Law Of Large Numbers
The Law of Large Numbers is a fundamental theorem in probability theory that describes the result of performing the same experiment a large number of times. According to this law, the average of the results obtained from a large number of trials will be close to the expected value, and will tend to become closer as more trials are performed. There are two main versions of the Law of Large Numbers: the Weak Law of Large Numbers and the Strong Law of Large Numbers. The Weak Law states that the sample average converges in probability towards the expected value as the number of trials increases. The Strong Law states that the sample average almost surely converges to the expected value as the number of trials goes to infinity.
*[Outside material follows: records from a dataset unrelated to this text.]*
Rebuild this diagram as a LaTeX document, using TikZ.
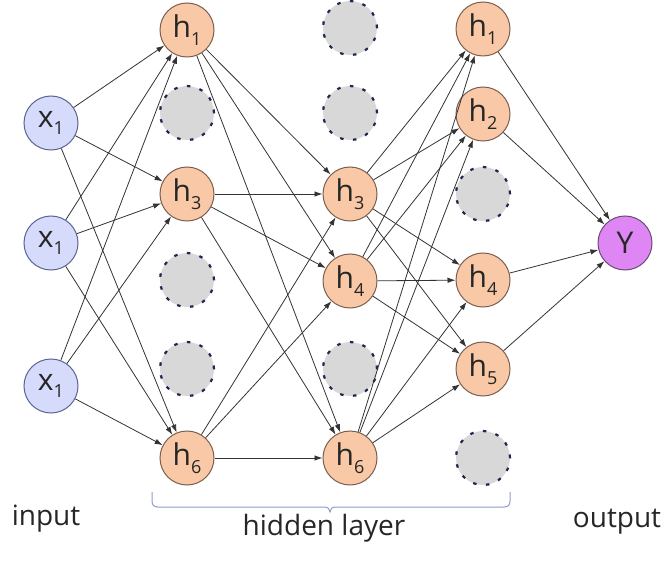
\documentclass[tikz,border=0pt]{standalone}
\usepackage{fontspec}
\setmainfont{Open Sans}
\usetikzlibrary{arrows.meta}
\definecolor{inFill}{HTML}{D6DAFB}
\definecolor{inDraw}{HTML}{5A6490}
\definecolor{hFill}{HTML}{F9C8A6}
\definecolor{hDraw}{HTML}{7A5E50}
\definecolor{yFill}{HTML}{DE86F4}
\definecolor{yDraw}{HTML}{6A4A78}
\definecolor{gFill}{HTML}{D8D8D8}
\definecolor{gDraw}{HTML}{1E2850}
\definecolor{braceCol}{HTML}{8C9CCB}
\newcommand{\nlab}[2]{#1\raisebox{-0.25em}{\fontsize{18}{18}\selectfont #2}}
\begin{document}
\begin{tikzpicture}[x=1pt,y=-1pt,
 neuron/.style={circle, minimum size=54pt, inner sep=0pt, line width=1pt, font=\fontsize{30}{32}\selectfont, text=black!85},
 innode/.style={neuron, fill=inFill, draw=inDraw},
 hnode/.style={neuron, fill=hFill, draw=hDraw},
 ynode/.style={neuron, fill=yFill, draw=yDraw},
 gnode/.style={neuron, fill=gFill, draw=gDraw, line width=2.2pt, dash pattern=on 3.5pt off 9.5pt},
 conn/.style={-{Latex[length=8pt,width=5.5pt]}, line width=0.8pt, draw=black!80},
 lbl/.style={font=\fontsize{28}{30}\selectfont, text=black!85, anchor=base}
]
\useasboundingbox (0,0) rectangle (669,561);
% input layer
\node[innode] (i1) at (51,123) {\nlab{x}{1}};
\node[innode] (i2) at (51,243) {\nlab{x}{1}};
\node[innode] (i3) at (51,386) {\nlab{x}{1}};
% hidden layer 1
\node[hnode] (a1) at (187,30) {\nlab{h}{1}};
\node[gnode] (a2) at (187,113) {};
\node[hnode] (a3) at (187,194) {\nlab{h}{3}};
\node[gnode] (a4) at (187,280) {};
\node[gnode] (a5) at (187,369) {};
\node[hnode] (a6) at (187,458) {\nlab{h}{6}};
% hidden layer 2
\node[gnode] (b1) at (350,28) {};
\node[gnode] (b2) at (350,113) {};
\node[hnode] (b3) at (350,194) {\nlab{h}{3}};
\node[hnode] (b4) at (350,281) {\nlab{h}{4}};
\node[gnode] (b5) at (350,369) {};
\node[hnode] (b6) at (350,458) {\nlab{h}{6}};
% hidden layer 3
\node[hnode] (c1) at (483,29) {\nlab{h}{1}};
\node[hnode] (c2) at (483,114) {\nlab{h}{2}};
\node[gnode] (c3) at (483,194) {};
\node[hnode] (c4) at (483,280) {\nlab{h}{4}};
\node[hnode] (c5) at (483,369) {\nlab{h}{5}};
\node[gnode] (c6) at (483,458) {};
% output
\node[ynode] (y) at (625,243) {Y};
% connectors
\foreach \s in {i1,i2,i3} \foreach \t in {a1,a3,a6} \draw[conn] (\s) -- (\t);
\foreach \s in {a1,a3,a6} \foreach \t in {b3,b4,b6} \draw[conn] (\s) -- (\t);
\foreach \s in {b3,b4,b6} \foreach \t in {c1,c2,c4,c5} \draw[conn] (\s) -- (\t);
\foreach \s in {c1,c2,c4,c5} \draw[conn] (\s) -- (y);
% brace
\draw[braceCol, line width=1pt] (152,492) -- (152,501) .. controls (152,505) and (154,507) .. (158,507) -- (324,507) .. controls (328,507) and (330,509) .. (330,512) .. controls (330,509) and (332,507) .. (336,507) -- (504,507) .. controls (508,507) and (510,505) .. (510,501) -- (510,492);
% labels
\node[lbl] (tin) at (46,525) {input};
\node[lbl] (thid) at (324,535) {hidden layer};
\node[lbl] (tout) at (617,527) {output};
\end{tikzpicture}
\end{document}
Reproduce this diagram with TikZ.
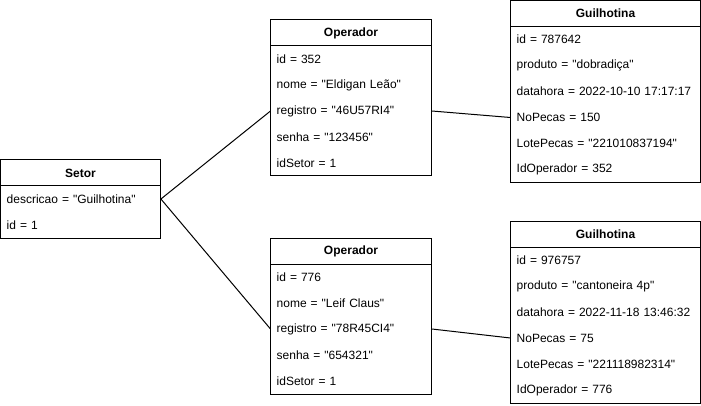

Definition: The Law of Large Numbers is a fundamental theorem in probability theory that describes how the sample mean approximates the expected value of the population as the number of trials increases. Specifically, as the number of trials approaches infinity, the sample mean converges to the population's expected value with probability 1. There are two main versions of the Law of Large Numbers: the Weak Law of Large Numbers and the Strong Law of Large Numbers. The Weak Law states that the sample mean converges in probability to the expected value, while the Strong Law states that the sample mean almost surely converges to the expected value.
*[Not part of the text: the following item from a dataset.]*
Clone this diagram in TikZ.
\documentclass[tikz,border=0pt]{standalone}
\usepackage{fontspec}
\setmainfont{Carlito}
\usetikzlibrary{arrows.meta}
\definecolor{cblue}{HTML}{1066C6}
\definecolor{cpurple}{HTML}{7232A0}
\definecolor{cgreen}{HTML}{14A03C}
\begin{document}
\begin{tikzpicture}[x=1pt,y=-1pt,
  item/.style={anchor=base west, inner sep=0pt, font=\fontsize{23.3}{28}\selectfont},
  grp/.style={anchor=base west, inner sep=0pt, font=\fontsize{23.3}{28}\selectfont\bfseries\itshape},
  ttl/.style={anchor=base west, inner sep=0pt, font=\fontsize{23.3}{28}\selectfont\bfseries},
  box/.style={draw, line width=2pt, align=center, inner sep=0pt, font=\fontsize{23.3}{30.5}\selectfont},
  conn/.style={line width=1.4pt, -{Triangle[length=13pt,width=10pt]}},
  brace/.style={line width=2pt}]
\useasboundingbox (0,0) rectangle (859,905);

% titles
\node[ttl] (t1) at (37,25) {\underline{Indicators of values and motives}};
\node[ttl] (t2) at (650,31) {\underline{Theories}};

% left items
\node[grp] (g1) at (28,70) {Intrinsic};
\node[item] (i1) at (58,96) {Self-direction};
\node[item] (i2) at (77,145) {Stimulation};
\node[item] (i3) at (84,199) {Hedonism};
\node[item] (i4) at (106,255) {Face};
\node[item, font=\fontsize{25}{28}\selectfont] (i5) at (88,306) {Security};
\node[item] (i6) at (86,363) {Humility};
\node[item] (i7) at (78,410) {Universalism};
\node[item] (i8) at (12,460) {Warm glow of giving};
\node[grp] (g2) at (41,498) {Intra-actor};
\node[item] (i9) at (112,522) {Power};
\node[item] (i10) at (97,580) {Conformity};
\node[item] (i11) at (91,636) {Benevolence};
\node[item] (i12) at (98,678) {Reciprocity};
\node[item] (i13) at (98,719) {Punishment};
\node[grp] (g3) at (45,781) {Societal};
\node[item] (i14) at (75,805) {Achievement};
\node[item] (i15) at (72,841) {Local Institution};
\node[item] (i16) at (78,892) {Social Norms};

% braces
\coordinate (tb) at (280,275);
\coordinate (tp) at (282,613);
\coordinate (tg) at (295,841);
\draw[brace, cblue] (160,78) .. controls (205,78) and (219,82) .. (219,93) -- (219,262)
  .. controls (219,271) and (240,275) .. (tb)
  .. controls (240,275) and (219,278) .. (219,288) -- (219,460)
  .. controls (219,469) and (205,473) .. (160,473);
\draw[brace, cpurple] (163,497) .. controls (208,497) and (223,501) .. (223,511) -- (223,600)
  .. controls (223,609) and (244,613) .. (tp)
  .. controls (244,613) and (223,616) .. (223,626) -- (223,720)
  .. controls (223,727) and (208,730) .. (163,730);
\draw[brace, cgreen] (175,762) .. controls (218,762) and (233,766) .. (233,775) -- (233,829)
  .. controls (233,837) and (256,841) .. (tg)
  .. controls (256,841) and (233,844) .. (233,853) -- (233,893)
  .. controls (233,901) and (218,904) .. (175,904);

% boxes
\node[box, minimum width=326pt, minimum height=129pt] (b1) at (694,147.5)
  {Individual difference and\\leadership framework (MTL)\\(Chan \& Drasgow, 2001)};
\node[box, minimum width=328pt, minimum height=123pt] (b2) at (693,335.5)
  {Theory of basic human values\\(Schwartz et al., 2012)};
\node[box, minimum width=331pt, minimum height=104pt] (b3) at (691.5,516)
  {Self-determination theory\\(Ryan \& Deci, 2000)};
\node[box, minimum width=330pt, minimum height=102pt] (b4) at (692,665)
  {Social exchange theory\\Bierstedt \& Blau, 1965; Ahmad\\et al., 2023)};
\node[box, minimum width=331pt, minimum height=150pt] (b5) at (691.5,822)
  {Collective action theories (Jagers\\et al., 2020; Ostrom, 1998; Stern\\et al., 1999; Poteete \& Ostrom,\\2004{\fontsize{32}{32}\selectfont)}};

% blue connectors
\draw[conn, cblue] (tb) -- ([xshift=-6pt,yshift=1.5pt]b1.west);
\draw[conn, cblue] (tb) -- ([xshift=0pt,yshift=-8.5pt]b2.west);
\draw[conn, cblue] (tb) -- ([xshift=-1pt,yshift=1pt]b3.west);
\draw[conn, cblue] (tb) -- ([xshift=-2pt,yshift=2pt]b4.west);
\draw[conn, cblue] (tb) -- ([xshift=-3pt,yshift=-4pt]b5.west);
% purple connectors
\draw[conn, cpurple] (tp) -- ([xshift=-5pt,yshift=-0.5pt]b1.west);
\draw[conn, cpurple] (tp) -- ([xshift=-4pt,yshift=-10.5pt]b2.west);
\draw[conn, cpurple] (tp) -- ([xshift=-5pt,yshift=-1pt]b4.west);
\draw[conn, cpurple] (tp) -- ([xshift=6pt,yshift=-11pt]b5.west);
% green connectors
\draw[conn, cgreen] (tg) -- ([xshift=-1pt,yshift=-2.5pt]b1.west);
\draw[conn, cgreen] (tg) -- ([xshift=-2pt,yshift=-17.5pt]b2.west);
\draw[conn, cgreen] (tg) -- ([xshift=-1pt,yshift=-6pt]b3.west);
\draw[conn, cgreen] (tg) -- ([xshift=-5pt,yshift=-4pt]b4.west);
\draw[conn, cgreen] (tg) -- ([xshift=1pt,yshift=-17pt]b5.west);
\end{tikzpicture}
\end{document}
Origin: The concept of the Law of Large Numbers dates back to the 17th century, introduced by Jacob Bernoulli. He systematically described this theorem in his work Ars Conjectandi. Later, 19th-century mathematicians Chebyshev and Markov further developed the theory, providing more rigorous mathematical proofs.
Categories and Characteristics: The Law of Large Numbers is mainly divided into two categories: the Weak Law of Large Numbers and the Strong Law of Large Numbers.
- Weak Law of Large Numbers: It states that as the number of trials approaches infinity, the sample mean converges in probability to the population's expected value. In other words, for any small positive number ε, the probability that the absolute difference between the sample mean and the expected value is greater than ε approaches zero.
- Strong Law of Large Numbers: It further states that as the number of trials approaches infinity, the sample mean almost surely (with probability 1) converges to the population's expected value. This means that the absolute difference between the sample mean and the expected value almost surely approaches zero.
Examples:
- Coin Toss Experiment: Suppose we conduct a large number of coin tosses, with each toss resulting in either heads or tails. According to the Law of Large Numbers, as the number of tosses approaches infinity, the frequency of heads will approach 0.5, meaning the probability of heads and tails is equal.
- Stock Market Returns: In financial markets, investors can use the Law of Large Numbers to predict long-term stock market returns. Although stock prices may fluctuate significantly in the short term, over the long term, the average return on stocks will approach their historical average.
Common Questions:
- Does the Law of Large Numbers apply to small samples? The Law of Large Numbers primarily applies to large samples. For small samples, the sample mean may have significant deviations.
- Can the Law of Large Numbers predict individual trial outcomes? The Law of Large Numbers cannot predict the outcome of individual trials; it only applies to the average results of a large number of repeated trials.